- **Supplied data**
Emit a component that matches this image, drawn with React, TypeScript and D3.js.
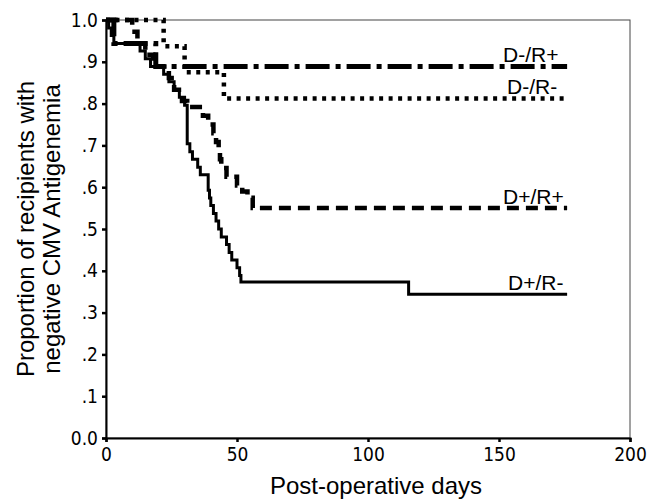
import { useEffect, useRef } from 'react';
import * as d3 from 'd3';

// Kaplan-Meier curves (day of each step, proportion after it)
const xTicks = [0, 50, 100, 150, 200];
const yTicks = [0, 0.1, 0.2, 0.3, 0.4, 0.5, 0.6, 0.7, 0.8, 0.9, 1.0];
const yTickLabels = ['0.0', '.1', '.2', '.3', '.4', '.5', '.6', '.7', '.8', '.9', '1.0'];

const dnrpDays = [0, 3, 19, 176];
const dnrpSurv = [1, 0.944, 0.889, 0.889];

const dnrnDays = [0, 22, 30, 45, 176];
const dnrnSurv = [1, 0.9375, 0.875, 0.8125, 0.8125];

const dprpDays = [0, 10, 12, 15, 18, 24, 26, 29, 31, 37, 39, 41, 42, 43, 43.5, 44, 46, 50, 52, 54, 56, 176];
const dprpSurv = [1, 0.972, 0.944, 0.917, 0.889, 0.861, 0.833, 0.806, 0.792, 0.771, 0.75, 0.729, 0.708, 0.688, 0.667, 0.646, 0.625, 0.604, 0.59, 0.575, 0.55, 0.55];

const dprnDays = [0, 1, 2, 3, 13, 15, 17, 22, 24, 26, 28, 30, 31, 32, 33, 35, 36, 39, 39.5, 40, 41, 42, 43, 44, 46, 47, 48, 50, 51, 51.5, 115.5, 176];
const dprnSurv = [1, 0.981, 0.963, 0.944, 0.926, 0.907, 0.889, 0.87, 0.852, 0.833, 0.815, 0.796, 0.704, 0.685, 0.667, 0.648, 0.63, 0.593, 0.574, 0.556, 0.537, 0.519, 0.5, 0.481, 0.463, 0.444, 0.426, 0.407, 0.389, 0.373, 0.344, 0.344];

const groups = ['D-/R+', 'D-/R-', 'D+/R+', 'D+/R-'];

export default function App() {
  const svgRef = useRef<SVGSVGElement>(null);

  useEffect(() => {
    const width = 654;
    const height = 503;
    const svg = d3.select(svgRef.current);
    svg.selectAll('*').remove();
    svg.attr('width', width).attr('height', height);

    const x = d3.scaleLinear().domain([0, 200]).range([106, 630]);
    const y = d3.scaleLinear().domain([0, 1]).range([438, 20]);

    const tickFont = '"Liberation Sans Narrow", "DejaVu Sans Condensed", sans-serif';
    const textFont = '"Liberation Sans", Arial, sans-serif';

    // frame: thin top / right, heavy left / bottom
    svg.append('rect')
      .attr('x', x(0)).attr('y', y(1))
      .attr('width', x(200) - x(0)).attr('height', y(0) - y(1))
      .attr('fill', 'none').attr('stroke', '#444').attr('stroke-width', 1);

    const yAxis = svg.append('g').attr('transform', `translate(${x(0)},0)`)
      .call(d3.axisLeft(y).tickValues(yTicks).tickSize(4).tickFormat((d, i) => yTickLabels[i]));
    const xAxis = svg.append('g').attr('transform', `translate(0,${y(0)})`)
      .call(d3.axisBottom(x).tickValues(xTicks).tickSize(4).tickFormat(d3.format('d')));

    [yAxis, xAxis].forEach(g => {
      g.select('.domain').attr('stroke', '#000').attr('stroke-width', 2);
      g.selectAll('.tick line').attr('stroke', '#000').attr('stroke-width', 2.5);
      g.selectAll('.tick text')
        .attr('fill', '#000')
        .style('font-family', tickFont)
        .style('font-size', '19px');
    });
    yAxis.selectAll('.tick text').attr('x', -8);
    xAxis.selectAll('.tick text').attr('y', 10);

    const series = [
      { days: dnrpDays, surv: dnrpSurv, dash: '24,6,5,6', w: 5 },
      { days: dnrnDays, surv: dnrnSurv, dash: '4,5.5', w: 4.5 },
      { days: dprpDays, surv: dprpSurv, dash: '12,7', w: 4.5 },
      { days: dprnDays, surv: dprnSurv, dash: null, w: 3 },
    ];

    const line = d3.line<[number, number]>()
      .x(d => x(d[0]))
      .y(d => y(d[1]))
      .curve(d3.curveStepAfter);

    series.forEach(s => {
      const pts = s.days.map((d, i) => [d, s.surv[i]] as [number, number]);
      svg.append('path')
        .datum(pts)
        .attr('d', line)
        .attr('fill', 'none')
        .attr('stroke', '#000')
        .attr('stroke-width', s.w)
        .attr('stroke-dasharray', s.dash)
        .attr('stroke-linejoin', 'miter');
    });

    // curve labels, sitting on the end of each curve
    const labelX = [503, 507, 503, 508];
    series.forEach((s, i) => {
      svg.append('text')
        .attr('x', labelX[i])
        .attr('y', y(s.surv[s.surv.length - 1]) - 4)
        .style('font-family', textFont)
        .style('font-size', '21px')
        .text(groups[i]);
    });

    svg.append('text')
      .attr('x', 376).attr('y', 494)
      .attr('text-anchor', 'middle')
      .style('font-family', textFont)
      .style('font-size', '24px')
      .text('Post-operative days');

    const yTitle = svg.append('g').attr('transform', 'translate(0,229) rotate(-90)');
    yTitle.append('text')
      .attr('x', 0).attr('y', 34)
      .attr('text-anchor', 'middle')
      .style('font-family', textFont)
      .style('font-size', '24px')
      .text('Proportion of recipients with');
    yTitle.append('text')
      .attr('x', 0).attr('y', 60)
      .attr('text-anchor', 'middle')
      .style('font-family', textFont)
      .style('font-size', '24px')
      .text('negative CMV Antigenemia');
  }, []);

  return (
    <div style={{ position: 'absolute', left: 0, top: 0, background: '#fff' }}>
      <svg ref={svgRef}></svg>
    </div>
  );
}
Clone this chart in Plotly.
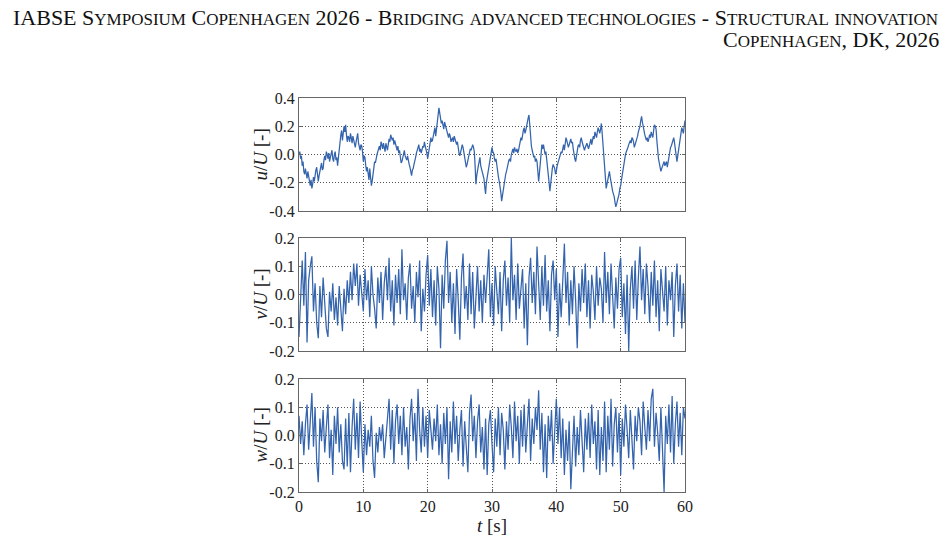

- **Aim of the exercise**
Your task is to repeat the data above exactly while excluding the pictures.

- **Correct output**
Emit a component that matches this image, drawn with React, TypeScript and D3.js.
import { useEffect, useRef } from 'react';
import * as d3 from 'd3';

// Kaplan-Meier curves (day of each step, proportion after it)
const xTicks = [0, 50, 100, 150, 200];
const yTicks = [0, 0.1, 0.2, 0.3, 0.4, 0.5, 0.6, 0.7, 0.8, 0.9, 1.0];
const yTickLabels = ['0.0', '.1', '.2', '.3', '.4', '.5', '.6', '.7', '.8', '.9', '1.0'];

const dnrpDays = [0, 3, 19, 176];
const dnrpSurv = [1, 0.944, 0.889, 0.889];

const dnrnDays = [0, 22, 30, 45, 176];
const dnrnSurv = [1, 0.9375, 0.875, 0.8125, 0.8125];

const dprpDays = [0, 10, 12, 15, 18, 24, 26, 29, 31, 37, 39, 41, 42, 43, 43.5, 44, 46, 50, 52, 54, 56, 176];
const dprpSurv = [1, 0.972, 0.944, 0.917, 0.889, 0.861, 0.833, 0.806, 0.792, 0.771, 0.75, 0.729, 0.708, 0.688, 0.667, 0.646, 0.625, 0.604, 0.59, 0.575, 0.55, 0.55];

const dprnDays = [0, 1, 2, 3, 13, 15, 17, 22, 24, 26, 28, 30, 31, 32, 33, 35, 36, 39, 39.5, 40, 41, 42, 43, 44, 46, 47, 48, 50, 51, 51.5, 115.5, 176];
const dprnSurv = [1, 0.981, 0.963, 0.944, 0.926, 0.907, 0.889, 0.87, 0.852, 0.833, 0.815, 0.796, 0.704, 0.685, 0.667, 0.648, 0.63, 0.593, 0.574, 0.556, 0.537, 0.519, 0.5, 0.481, 0.463, 0.444, 0.426, 0.407, 0.389, 0.373, 0.344, 0.344];

const groups = ['D-/R+', 'D-/R-', 'D+/R+', 'D+/R-'];

export default function App() {
  const svgRef = useRef<SVGSVGElement>(null);

  useEffect(() => {
    const width = 654;
    const height = 503;
    const svg = d3.select(svgRef.current);
    svg.selectAll('*').remove();
    svg.attr('width', width).attr('height', height);

    const x = d3.scaleLinear().domain([0, 200]).range([106, 630]);
    const y = d3.scaleLinear().domain([0, 1]).range([438, 20]);

    const tickFont = '"Liberation Sans Narrow", "DejaVu Sans Condensed", sans-serif';
    const textFont = '"Liberation Sans", Arial, sans-serif';

    // frame: thin top / right, heavy left / bottom
    svg.append('rect')
      .attr('x', x(0)).attr('y', y(1))
      .attr('width', x(200) - x(0)).attr('height', y(0) - y(1))
      .attr('fill', 'none').attr('stroke', '#444').attr('stroke-width', 1);

    const yAxis = svg.append('g').attr('transform', `translate(${x(0)},0)`)
      .call(d3.axisLeft(y).tickValues(yTicks).tickSize(4).tickFormat((d, i) => yTickLabels[i]));
    const xAxis = svg.append('g').attr('transform', `translate(0,${y(0)})`)
      .call(d3.axisBottom(x).tickValues(xTicks).tickSize(4).tickFormat(d3.format('d')));

    [yAxis, xAxis].forEach(g => {
      g.select('.domain').attr('stroke', '#000').attr('stroke-width', 2);
      g.selectAll('.tick line').attr('stroke', '#000').attr('stroke-width', 2.5);
      g.selectAll('.tick text')
        .attr('fill', '#000')
        .style('font-family', tickFont)
        .style('font-size', '19px');
    });
    yAxis.selectAll('.tick text').attr('x', -8);
    xAxis.selectAll('.tick text').attr('y', 10);

    const series = [
      { days: dnrpDays, surv: dnrpSurv, dash: '24,6,5,6', w: 5 },
      { days: dnrnDays, surv: dnrnSurv, dash: '4,5.5', w: 4.5 },
      { days: dprpDays, surv: dprpSurv, dash: '12,7', w: 4.5 },
      { days: dprnDays, surv: dprnSurv, dash: null, w: 3 },
    ];

    const line = d3.line<[number, number]>()
      .x(d => x(d[0]))
      .y(d => y(d[1]))
      .curve(d3.curveStepAfter);

    series.forEach(s => {
      const pts = s.days.map((d, i) => [d, s.surv[i]] as [number, number]);
      svg.append('path')
        .datum(pts)
        .attr('d', line)
        .attr('fill', 'none')
        .attr('stroke', '#000')
        .attr('stroke-width', s.w)
        .attr('stroke-dasharray', s.dash)
        .attr('stroke-linejoin', 'miter');
    });

    // curve labels, sitting on the end of each curve
    const labelX = [503, 507, 503, 508];
    series.forEach((s, i) => {
      svg.append('text')
        .attr('x', labelX[i])
        .attr('y', y(s.surv[s.surv.length - 1]) - 4)
        .style('font-family', textFont)
        .style('font-size', '21px')
        .text(groups[i]);
    });

    svg.append('text')
      .attr('x', 376).attr('y', 494)
      .attr('text-anchor', 'middle')
      .style('font-family', textFont)
      .style('font-size', '24px')
      .text('Post-operative days');

    const yTitle = svg.append('g').attr('transform', 'translate(0,229) rotate(-90)');
    yTitle.append('text')
      .attr('x', 0).attr('y', 34)
      .attr('text-anchor', 'middle')
      .style('font-family', textFont)
      .style('font-size', '24px')
      .text('Proportion of recipients with');
    yTitle.append('text')
      .attr('x', 0).attr('y', 60)
      .attr('text-anchor', 'middle')
      .style('font-family', textFont)
      .style('font-size', '24px')
      .text('negative CMV Antigenemia');
  }, []);

  return (
    <div style={{ position: 'absolute', left: 0, top: 0, background: '#fff' }}>
      <svg ref={svgRef}></svg>
    </div>
  );
}
Clone this chart in Plotly.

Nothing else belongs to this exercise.